Ukrainian enterprises annually generate millions cubic meters of mineralized water, which is discharged into surface reservoirs, and millions cubic meters of highly concentrated solutions and suspensions, which are accumulated and stored in special sludge storages. This waste water causes irreparable damage to the environment. A new method for the evaporation of industrial concentrates by fibrous materials with capillary properties was proposed not so long ago. The use of such materials allows an effective, autonomous, cheap, and extremely simple system to be created for the evaporation for various liquids and concentrates.

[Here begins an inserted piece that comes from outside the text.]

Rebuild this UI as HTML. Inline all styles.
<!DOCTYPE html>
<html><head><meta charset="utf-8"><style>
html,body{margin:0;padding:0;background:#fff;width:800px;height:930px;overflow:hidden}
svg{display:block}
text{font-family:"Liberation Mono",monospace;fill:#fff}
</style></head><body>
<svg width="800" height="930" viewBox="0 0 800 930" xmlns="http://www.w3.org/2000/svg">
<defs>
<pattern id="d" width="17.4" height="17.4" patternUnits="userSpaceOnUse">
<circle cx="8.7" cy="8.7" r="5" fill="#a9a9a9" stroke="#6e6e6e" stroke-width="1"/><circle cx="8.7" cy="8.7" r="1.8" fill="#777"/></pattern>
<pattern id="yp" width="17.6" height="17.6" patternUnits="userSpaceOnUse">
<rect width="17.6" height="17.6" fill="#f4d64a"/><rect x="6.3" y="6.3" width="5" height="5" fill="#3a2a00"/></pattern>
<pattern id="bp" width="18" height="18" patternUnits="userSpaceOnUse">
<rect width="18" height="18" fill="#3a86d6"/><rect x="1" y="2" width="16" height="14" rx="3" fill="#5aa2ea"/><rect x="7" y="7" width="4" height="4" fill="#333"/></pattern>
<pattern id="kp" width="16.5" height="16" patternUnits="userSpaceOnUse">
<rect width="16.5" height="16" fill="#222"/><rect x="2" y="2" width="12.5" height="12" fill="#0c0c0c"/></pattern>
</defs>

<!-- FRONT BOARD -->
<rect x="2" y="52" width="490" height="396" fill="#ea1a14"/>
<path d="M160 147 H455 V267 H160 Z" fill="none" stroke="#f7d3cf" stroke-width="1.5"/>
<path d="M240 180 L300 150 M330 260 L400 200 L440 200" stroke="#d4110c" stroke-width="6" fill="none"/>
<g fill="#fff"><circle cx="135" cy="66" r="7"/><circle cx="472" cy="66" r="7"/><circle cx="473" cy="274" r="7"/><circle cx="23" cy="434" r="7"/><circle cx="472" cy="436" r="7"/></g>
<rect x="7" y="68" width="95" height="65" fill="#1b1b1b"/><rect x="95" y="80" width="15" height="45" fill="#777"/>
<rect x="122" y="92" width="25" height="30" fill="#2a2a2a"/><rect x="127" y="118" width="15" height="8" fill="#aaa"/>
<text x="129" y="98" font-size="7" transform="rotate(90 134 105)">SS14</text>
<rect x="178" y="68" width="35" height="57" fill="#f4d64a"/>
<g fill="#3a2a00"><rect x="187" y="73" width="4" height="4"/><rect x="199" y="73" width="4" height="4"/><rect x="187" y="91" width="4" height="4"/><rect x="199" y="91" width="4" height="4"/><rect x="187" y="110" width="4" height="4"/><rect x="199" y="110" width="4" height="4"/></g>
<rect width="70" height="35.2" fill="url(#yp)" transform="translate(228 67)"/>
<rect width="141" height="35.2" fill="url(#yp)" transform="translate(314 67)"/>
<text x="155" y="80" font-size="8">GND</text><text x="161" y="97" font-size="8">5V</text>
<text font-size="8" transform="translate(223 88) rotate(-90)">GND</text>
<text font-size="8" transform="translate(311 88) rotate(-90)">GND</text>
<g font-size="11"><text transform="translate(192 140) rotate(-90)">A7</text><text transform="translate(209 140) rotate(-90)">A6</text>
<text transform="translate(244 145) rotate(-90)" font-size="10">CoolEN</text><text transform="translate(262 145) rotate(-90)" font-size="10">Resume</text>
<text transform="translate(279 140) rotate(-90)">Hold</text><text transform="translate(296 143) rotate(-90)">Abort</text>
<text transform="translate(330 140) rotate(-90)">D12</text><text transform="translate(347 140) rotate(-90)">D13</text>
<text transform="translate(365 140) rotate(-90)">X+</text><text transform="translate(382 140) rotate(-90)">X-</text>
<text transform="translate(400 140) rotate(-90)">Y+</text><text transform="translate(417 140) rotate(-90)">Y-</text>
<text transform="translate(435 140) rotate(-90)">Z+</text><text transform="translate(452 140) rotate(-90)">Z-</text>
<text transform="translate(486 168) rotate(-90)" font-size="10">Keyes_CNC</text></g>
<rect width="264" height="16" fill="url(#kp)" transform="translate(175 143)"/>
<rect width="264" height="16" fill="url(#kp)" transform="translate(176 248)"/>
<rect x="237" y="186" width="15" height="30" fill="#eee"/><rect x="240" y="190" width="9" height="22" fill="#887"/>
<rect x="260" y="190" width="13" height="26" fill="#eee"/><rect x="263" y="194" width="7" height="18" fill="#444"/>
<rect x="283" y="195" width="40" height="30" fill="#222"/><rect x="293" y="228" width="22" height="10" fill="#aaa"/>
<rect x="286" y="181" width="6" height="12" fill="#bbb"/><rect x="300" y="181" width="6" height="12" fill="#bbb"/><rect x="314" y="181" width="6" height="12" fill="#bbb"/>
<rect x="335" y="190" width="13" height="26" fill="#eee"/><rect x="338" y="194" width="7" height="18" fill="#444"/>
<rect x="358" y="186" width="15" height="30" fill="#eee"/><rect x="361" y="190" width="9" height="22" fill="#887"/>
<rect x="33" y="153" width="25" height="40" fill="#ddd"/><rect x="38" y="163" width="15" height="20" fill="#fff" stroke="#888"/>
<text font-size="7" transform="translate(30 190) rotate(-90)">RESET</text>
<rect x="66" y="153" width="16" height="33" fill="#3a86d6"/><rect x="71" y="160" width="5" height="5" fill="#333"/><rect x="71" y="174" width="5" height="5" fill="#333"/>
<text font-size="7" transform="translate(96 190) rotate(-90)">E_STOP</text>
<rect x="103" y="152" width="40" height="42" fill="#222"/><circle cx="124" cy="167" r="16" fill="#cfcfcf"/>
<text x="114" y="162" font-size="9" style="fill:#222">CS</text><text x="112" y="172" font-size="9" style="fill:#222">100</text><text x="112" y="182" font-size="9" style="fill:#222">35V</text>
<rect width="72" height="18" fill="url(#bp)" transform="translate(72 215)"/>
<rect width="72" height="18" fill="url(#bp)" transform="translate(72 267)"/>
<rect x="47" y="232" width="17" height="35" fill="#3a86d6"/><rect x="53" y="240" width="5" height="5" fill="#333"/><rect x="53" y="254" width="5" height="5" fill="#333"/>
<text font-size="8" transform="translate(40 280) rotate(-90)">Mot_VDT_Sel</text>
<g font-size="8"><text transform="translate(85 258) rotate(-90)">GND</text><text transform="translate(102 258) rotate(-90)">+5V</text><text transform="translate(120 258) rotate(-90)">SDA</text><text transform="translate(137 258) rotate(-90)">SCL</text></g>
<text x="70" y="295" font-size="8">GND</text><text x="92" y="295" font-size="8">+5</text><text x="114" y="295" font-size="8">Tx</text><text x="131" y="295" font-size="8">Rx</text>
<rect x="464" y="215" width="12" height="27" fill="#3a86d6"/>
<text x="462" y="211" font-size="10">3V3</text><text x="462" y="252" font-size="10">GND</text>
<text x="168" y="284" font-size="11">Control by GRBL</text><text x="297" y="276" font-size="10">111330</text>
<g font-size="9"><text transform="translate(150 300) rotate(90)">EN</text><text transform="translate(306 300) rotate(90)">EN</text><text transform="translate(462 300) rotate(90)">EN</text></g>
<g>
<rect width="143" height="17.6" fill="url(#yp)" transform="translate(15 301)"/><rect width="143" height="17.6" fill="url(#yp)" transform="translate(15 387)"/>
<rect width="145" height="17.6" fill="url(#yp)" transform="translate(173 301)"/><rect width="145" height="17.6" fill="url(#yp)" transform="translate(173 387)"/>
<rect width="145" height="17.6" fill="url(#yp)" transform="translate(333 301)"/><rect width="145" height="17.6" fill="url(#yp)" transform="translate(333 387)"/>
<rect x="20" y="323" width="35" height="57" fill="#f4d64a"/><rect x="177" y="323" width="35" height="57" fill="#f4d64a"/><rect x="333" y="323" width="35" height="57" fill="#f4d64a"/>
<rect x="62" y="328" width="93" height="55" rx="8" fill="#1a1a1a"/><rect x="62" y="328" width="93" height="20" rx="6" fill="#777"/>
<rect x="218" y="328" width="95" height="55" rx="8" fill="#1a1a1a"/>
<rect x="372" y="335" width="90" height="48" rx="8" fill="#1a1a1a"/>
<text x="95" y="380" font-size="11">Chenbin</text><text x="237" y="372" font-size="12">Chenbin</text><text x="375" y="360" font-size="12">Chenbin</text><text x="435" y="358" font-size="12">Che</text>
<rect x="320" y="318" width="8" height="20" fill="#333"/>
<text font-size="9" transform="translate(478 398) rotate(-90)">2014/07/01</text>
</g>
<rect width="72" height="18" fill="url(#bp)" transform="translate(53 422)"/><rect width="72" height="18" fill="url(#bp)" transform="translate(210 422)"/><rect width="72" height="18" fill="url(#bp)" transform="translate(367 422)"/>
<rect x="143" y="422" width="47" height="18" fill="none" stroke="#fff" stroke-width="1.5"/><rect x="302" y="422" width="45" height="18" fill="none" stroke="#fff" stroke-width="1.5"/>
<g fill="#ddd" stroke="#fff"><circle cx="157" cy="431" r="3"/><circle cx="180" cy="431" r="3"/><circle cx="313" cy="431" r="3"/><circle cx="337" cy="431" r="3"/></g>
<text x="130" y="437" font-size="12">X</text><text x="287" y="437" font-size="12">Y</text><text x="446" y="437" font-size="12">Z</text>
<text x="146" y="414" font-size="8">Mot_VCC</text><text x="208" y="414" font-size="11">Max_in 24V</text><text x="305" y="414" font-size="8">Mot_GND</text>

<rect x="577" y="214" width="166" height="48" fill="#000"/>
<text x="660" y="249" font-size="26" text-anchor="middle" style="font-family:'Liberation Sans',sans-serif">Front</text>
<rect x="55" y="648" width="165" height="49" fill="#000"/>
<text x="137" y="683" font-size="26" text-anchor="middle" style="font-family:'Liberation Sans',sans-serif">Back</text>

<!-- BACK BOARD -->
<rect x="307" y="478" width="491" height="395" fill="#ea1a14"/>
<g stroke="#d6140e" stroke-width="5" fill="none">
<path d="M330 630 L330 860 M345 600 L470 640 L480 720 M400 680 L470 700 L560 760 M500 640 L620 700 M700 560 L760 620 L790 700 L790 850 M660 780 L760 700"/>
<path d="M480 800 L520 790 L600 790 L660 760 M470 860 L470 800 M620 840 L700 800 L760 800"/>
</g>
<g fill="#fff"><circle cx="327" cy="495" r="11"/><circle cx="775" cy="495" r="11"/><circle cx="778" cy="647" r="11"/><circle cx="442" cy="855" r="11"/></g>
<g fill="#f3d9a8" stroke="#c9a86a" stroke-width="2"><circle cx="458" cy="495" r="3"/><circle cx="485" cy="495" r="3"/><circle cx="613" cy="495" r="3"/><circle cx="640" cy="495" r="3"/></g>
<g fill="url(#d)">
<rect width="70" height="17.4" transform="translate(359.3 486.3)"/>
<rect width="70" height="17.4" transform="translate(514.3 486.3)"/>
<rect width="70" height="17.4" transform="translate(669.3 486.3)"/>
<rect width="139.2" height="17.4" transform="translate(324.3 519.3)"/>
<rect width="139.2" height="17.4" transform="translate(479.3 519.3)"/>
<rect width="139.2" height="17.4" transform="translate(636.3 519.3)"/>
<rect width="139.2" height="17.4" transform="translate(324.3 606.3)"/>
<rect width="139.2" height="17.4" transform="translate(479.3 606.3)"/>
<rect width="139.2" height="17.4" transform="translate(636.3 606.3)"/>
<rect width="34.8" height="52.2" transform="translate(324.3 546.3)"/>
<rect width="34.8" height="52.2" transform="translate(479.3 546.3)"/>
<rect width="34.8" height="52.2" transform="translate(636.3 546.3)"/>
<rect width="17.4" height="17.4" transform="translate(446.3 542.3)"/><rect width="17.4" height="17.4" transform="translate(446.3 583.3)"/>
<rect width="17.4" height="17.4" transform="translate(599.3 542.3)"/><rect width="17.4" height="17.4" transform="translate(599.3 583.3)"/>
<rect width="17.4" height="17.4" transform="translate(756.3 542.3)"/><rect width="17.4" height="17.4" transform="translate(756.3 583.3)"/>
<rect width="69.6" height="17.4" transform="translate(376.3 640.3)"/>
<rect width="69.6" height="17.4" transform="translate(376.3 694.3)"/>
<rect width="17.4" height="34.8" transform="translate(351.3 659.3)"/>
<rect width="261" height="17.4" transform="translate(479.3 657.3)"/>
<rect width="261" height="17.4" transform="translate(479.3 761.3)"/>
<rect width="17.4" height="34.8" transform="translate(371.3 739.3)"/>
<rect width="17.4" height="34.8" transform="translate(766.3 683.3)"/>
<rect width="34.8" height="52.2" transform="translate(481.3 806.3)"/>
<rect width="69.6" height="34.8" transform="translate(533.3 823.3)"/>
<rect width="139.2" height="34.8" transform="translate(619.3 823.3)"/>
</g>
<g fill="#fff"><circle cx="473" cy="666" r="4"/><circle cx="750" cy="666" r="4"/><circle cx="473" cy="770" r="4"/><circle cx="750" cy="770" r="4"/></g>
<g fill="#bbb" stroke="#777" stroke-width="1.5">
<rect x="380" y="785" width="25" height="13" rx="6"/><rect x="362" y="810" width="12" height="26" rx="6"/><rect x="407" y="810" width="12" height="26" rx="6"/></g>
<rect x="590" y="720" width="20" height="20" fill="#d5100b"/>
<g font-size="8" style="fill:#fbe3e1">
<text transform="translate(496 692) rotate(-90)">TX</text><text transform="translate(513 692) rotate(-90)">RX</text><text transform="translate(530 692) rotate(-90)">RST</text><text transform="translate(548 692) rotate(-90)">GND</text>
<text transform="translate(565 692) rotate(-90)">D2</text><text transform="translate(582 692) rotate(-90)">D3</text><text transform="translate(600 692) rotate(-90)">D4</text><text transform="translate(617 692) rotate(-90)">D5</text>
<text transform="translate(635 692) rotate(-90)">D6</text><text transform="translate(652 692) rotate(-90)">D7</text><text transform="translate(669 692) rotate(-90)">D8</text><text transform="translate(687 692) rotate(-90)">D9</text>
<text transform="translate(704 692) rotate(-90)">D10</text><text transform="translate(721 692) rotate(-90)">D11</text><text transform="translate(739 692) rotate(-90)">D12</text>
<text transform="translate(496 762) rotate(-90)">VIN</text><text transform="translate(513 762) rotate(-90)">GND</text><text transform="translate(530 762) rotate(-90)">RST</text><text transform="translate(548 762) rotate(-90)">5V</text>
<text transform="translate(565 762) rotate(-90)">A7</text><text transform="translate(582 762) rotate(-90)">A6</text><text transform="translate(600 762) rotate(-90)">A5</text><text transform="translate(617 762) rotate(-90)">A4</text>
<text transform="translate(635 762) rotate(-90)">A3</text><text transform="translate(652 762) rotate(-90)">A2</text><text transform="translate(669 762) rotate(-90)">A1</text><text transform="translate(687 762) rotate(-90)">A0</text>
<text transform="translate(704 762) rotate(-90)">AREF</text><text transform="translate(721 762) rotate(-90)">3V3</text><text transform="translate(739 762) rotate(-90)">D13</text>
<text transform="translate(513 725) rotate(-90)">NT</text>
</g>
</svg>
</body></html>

The research methodology was as follows. Two graduated cylinders of the same diameter were used in our research. One cylinder was filled with the liquid phase to a certain level and used to control evaporation from the surface of the aqueous medium. In the other, experimental cylinder, a vertical cotton strip was additionally placed (from 1 to 21 layers of fabric). The width of the strip was 5 cm. The length of the strip was 50 cm. The density of cotton was 100 g/m2. The research method was to determine the height of liquid phase capillary rise along the strip of fabric and to evaluate reduction in the volume of liquid that evaporates in both cylinders at set temperatures.
It was found that in the absence of wind and the distance between the vertically placed strips of 7–15 mm were sufficient to ensure the maximum evaporation intensity. Our long-term experiments in natural conditions confirmed the high efficiency of the proposed method. At an average daily air temperature of 2.3 °C, there was a significant evaporation from the surface of the fabric during the day. In this case, evaporation from the water surface was not observed. It should be noted that the intensity of evaporation under natural conditions depends on a significant number of factors (temperature, wind speed, luminosity, humidity, etc.), so it is difficult to detect a direct relationship between some of them.
With increase only in the liquid phase temperature, the evaporation efficiency decreased. At a temperature of 20 °C, the laboratory installation (15 layers of cotton strip) increased the evaporation intensity by more than 2 times, at 46 °C by more than 5 times, at 57 °C by almost 3 times, but at 75 °C only by about 67 %. It is obvious that heating of the liquid phase alone less influences the evaporation process from the surface of the fabric strip, which was cooled rapidly in the atmosphere at a much lower temperature. Therefore, to increase the evaporation intensity, it is necessary to increase temperature for all components of the liquid–fabric system.
A fabric with suitable properties, stretched between two metal racks and immersed into the liquid phase with the lower end, can be used as a simple evaporator.
Our research has shown that the use of materials with capillary properties in the treatment of liquid solutions allows simple, cheap, and efficient devices to be created for evaporating water and converting liquid waste into a solid phase.